Background: Neuroplastin 65
Neuroplastin 65 (Np65; also SDR1) is a 62‑75 kDa glycoprotein member of the CD147/Bsg family, Ig superfamily of molecules (1‑3). Although originally called either gp65 or stromal cell‑derived factor‑1, it was renamed neuroplastin to reflect its role in synapse remodeling (4). Np65 is a type I transmembrane (TM) protein that is expressed on the cell surface. The human Np65 precursor is 398 amino acids (aa) in length, and contains a 28 aa signal sequence, a 311 aa extracellular region, a 21 aa TM segment (aa 340‑360), and a 38 aa cytoplasmic domain (5, 6). Like other CD147 family members, it contains multiple Ig‑like domains in its extracellular region (three, in the case of Np65), and a positively charged Glu residue in its TM segment. Presumably, the Glu facilitates Np65 interaction with other TM proteins (1). With respect to the three Ig‑like domains, the N‑terminal domain is a V‑type, while the remaining two qualify as I‑type domains (2, 7). Through the V‑type domain, Np65 achieves homodimerization in trans, while the I‑type domain mediates protein‑protein interactions in cis (1, 2, 7). There are multiple splice forms associated the the Np65 gene. One is well characterized and termed Np55. This shows a Glu substitution for aa‑31‑147, resulting in the loss of the homodimerizing V‑type Ig‑like domain (6, 7). Although the designation “55” suggests a fixed native MW of 55 kDa, it is reported to range between 44 and 65 kDa in SDS‑Page (5). A second isoform impacts the cytoplasmic domain and shows a deletion of aa 372‑375. Since the Np65 cytoplasmic domain is not believed to participate in any downstream signaling events, its significance is unclear (2). Finally, an 18 aa substitution for aa 320‑398 has also been reported. Mature human Np65 shares 95% aa sequence identity with mouse Np65 in the extracellular domain.

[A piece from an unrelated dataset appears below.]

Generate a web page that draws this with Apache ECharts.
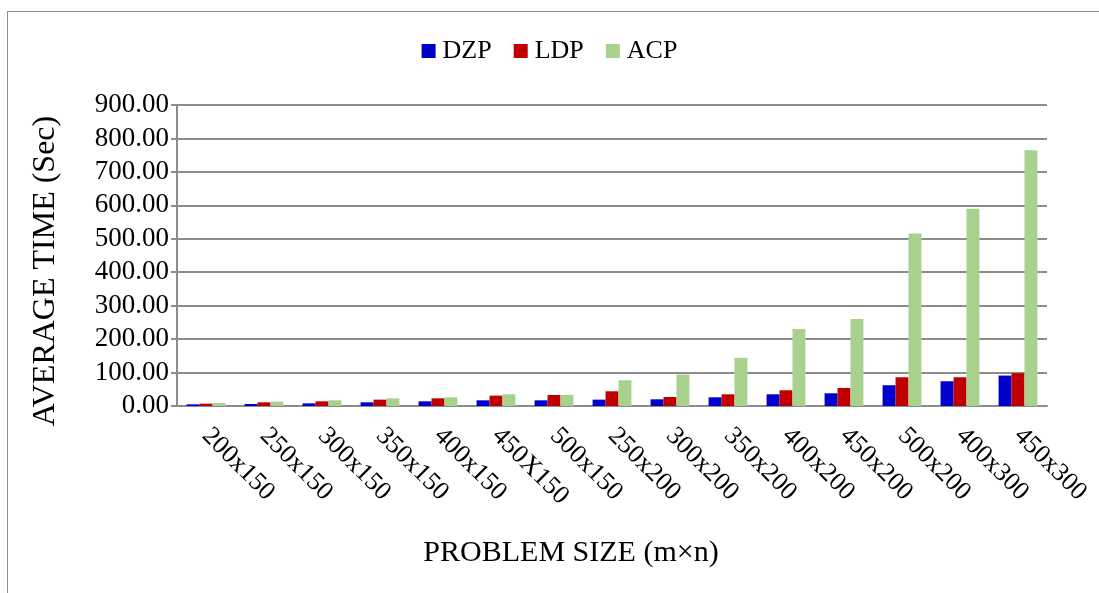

Unlike Np55, which is widely, if not ubiquitously, expressed, Np65 expression is believed to be restricted to synapses of neurons and neuronal cell types of the CNS (2, 7). In human, Np65 is reported to be expressed by retinal photoreceptors (8), Purkinje and granule cells of the cerebellum (3), and pyramidal neurons throughout the various CA regions of the hippocampus (3). In all cases, it would appear that Np65 is both a pre‑ and postsynaptic protein that has at least two functions. First, it serves as a cell adhesion molecule, forming homodimers in trans via its V‑type Ig‑like domain and, second, it forms a complex with FGFR1 in cis via its second I‑type Ig‑like domain, initiating downstream signaling through the FGF receptor (2, 7, 9). Although the particulars are unclear, at least two signaling pathways are involved. One involves p38 MAP kinase that, when activated, promotes GluR1cycling away from the cell membrane. This has a net effect of blocking LTP induction in the hippocampus (2, 9, 10). ERK1/2 and CaMKII can also be activated, resulting in the initiation of neurite outgrowth (2, 9). The diversity of outcomes associated with a common ligand‑receptor pair suggests the potential for a highly nuanced response program that may involve additional receptor elements.
- Muramatsu, T and T. Miyauchi (2003) Histol. Histopathol. 18:981.
- Owczarek, S. and V. Berezin (2012) Int. J. Biochem. Cell Biol. 44:1.
- Bernstein, H-G. et al. (2007) Brain Res. 1134:107.
- Smalla, K-H. et al. (2000) Proc. Natl. Acad. Sci. USA 97:4327.
- Langnaese, K. et al. (1997) J. Biol. Chem. 272:821.
- SwissProt # Q9Y639.
- Owczarek, S. et al. (2010) FASEB J. 24:1139.
- Kreutz, M.R. et al. (2001) Invest. Ophthalmol. Vis. Sci. 42:1907.
- Owczarek, S. et al. (2011) J. Neurochem. 117:984.
- Empson, R.M. et al. (2006) J. Neurochem. 99:850.